Few would have predicted a political future for Angela Merkel who, many think, has little charisma and few skills to make it in the media age. On Sunday, she is running for a third term as German chancellor.
It's not exactly calm international waters that Angela Merkel is steering Germany through. In June, in Saint Petersburg she almost fell for an ambush. Russian President Vladimir Putin wanted to stop her from speaking at the opening of an exhibition on art taken by the Soviets from Germany after World War II. Merkel was not amused and cornered Putin by threatening to simply cut short her visit to Russia. It was a gamble and she won.
Euro crisis manager
The NSA scandal about US intelligence surveillance required a different set of skills though. It was a disaster for the chancellor both in terms of domestic and foreign policy. Germany's closest ally was found to be spying on the country, with German intelligence services blithely playing along.
First, Merkel was quiet on the issue, but then expressed her frustration. "She takes the wind out of the sails of all of those controversial issues," explains historian Edgar Wolfrum. She simply waits out a problem. Wolfrum says that Merkel just waits for a problem to go away or adopts the stance held by the majority of the population. It's a political tactic that some admire and others condemn.
It's on the European stage that she shows her true rigor. Since 2008, the German chancellor is in high demand as crisis manager across Europe. While Greece is stumbling, Merkel tries to save the euro. In Athens though, she's not exactly popular with her dogged determination; in fact, she's not popular in any of the southern European countries struggling with the financial crisis. But on the wider international stage, there is more support than criticism.
Data, facts and figures
It's important to know where Angela Merkel comes from to understand how she became who she is. Rarely in Germany's recent history has a politician been as underestimated as Merkel. In her TV first appearances, the daughter of a priest from the East German countryside had no concept of how to act in front of a camera. There was no missionary zeal, rather, she was a very pragmatic person.
"Merkel is not driven by ideology," says journalist Jacqueline Boysen who wrote a biography on her before she became chancellor. "She is able to take decisions based on data, statistics and facts." If reason and argument suggest a certain decision, Merkel can ignore ideology or limiting party programs, Boysen explains.
Pragmatism is what counts, and so, Merkel can also review and change her own positions.

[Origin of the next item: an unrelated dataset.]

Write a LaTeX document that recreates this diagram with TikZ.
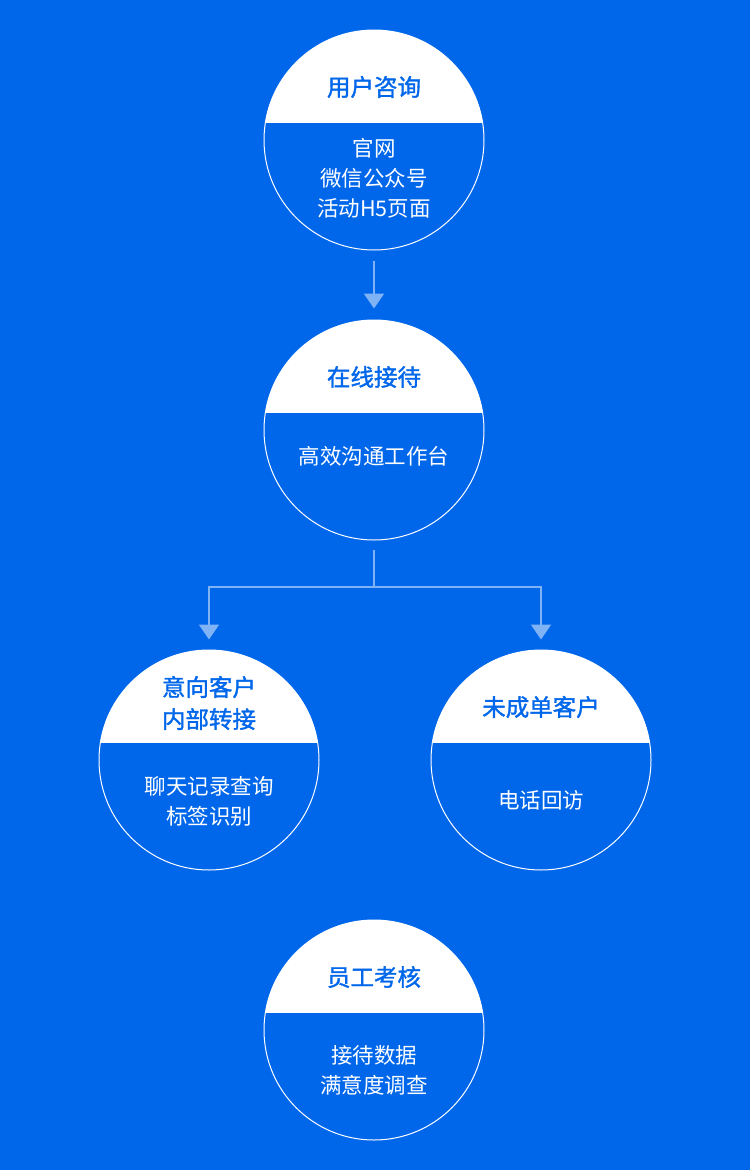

After the Fukushima nuclear accident in Japan, she made an about-face on her former pro-nuclear stance and began to promote the phase-out of atomic energy. Changing her position didn't lead to any political damage; quite the contrary: she has changed from being perceived as "Helmut Kohl's little girl" to becoming simply "Mom." In short: she's got a tight grip on her party and the government. And there are good reasons for that.
Lessons learnt in East Germany
For instance, there is her happy childhood and the teenage years in the former communist East Germany. Angela Merkel was no dissident, no opposition activist. She did experience the usual limitations of the socialist dictatorship but it didn't affect her. "There was no dark shadow over my childhood," Merkel once described her past. But what she probably did learn from those years was to be careful in how to deal with others. Living in the GDR taught her to be neither too opportunistic nor to dogged.
Angela Merkel in 1992 - 'Kohl's little girl'
Angela Merkel is a good listener. Others describe her as someone with good communication skills. She's got the reputation of grasping a problem quickly but taking her time to make a decision on it. "I certainly don't decide things ad-hoc," the chancellor says about herself. "I look at a process in its entirety and also look ahead where a possible decision would take me." It's the scientist in her.
No traditional political career
Merkel came to politics late. And rather by accident. She was press spokeswoman of the last GDR prime minister, Lothar de Maiziere, and it became her chance to realize her talents at organizing and communicating. She'd only joined the Christian Democrats shortly before that, but hard work and ambition got her very far, very quickly.
In Kohl's cabinet she became minister for environment and nuclear safety in 1994. It was an important political post and a fitting ministry for her as she holds a PhD in physics. Regarding the controversial issue of what to do with radioactive waste, she was certain that the risks are controllable and that there was no alternative to nuclear energy. It was only after the Fukushima accident that she changed that position.
When Helmut Kohl lost the 1998 election, the party was in shock. But not Merkel: She realized it was her chance to find a place for herself in the post-Kohl era. The new head of the Christian Democrats, Wolfgang Schäuble, made her Secretary General and when Kohl got entangled in a party donations scandal, it was Merkel who took him off his high moral pedestal.
In April 2000, Merkel became head of the Christian Democrat Party (CDU) and in 2005 she made it into the chancellery - albeit as head of a grand coalition with her party's main opponents, the Social Democrats. Nonetheless - Merkel was chancellor.
Today, she's been at the helm of the party for 13 years and chancellor for the last eight. Her rivals from within the Christian Democrats have all fallen one by one over those years. There's no question Merkel can lead - but the question is where exactly the party is headed under her leadership?
It's a question that many in the CDU are asking, concerned that the party is losing its edge and character; there are many who do not see Merkel as embodying the essence of the party she's heading.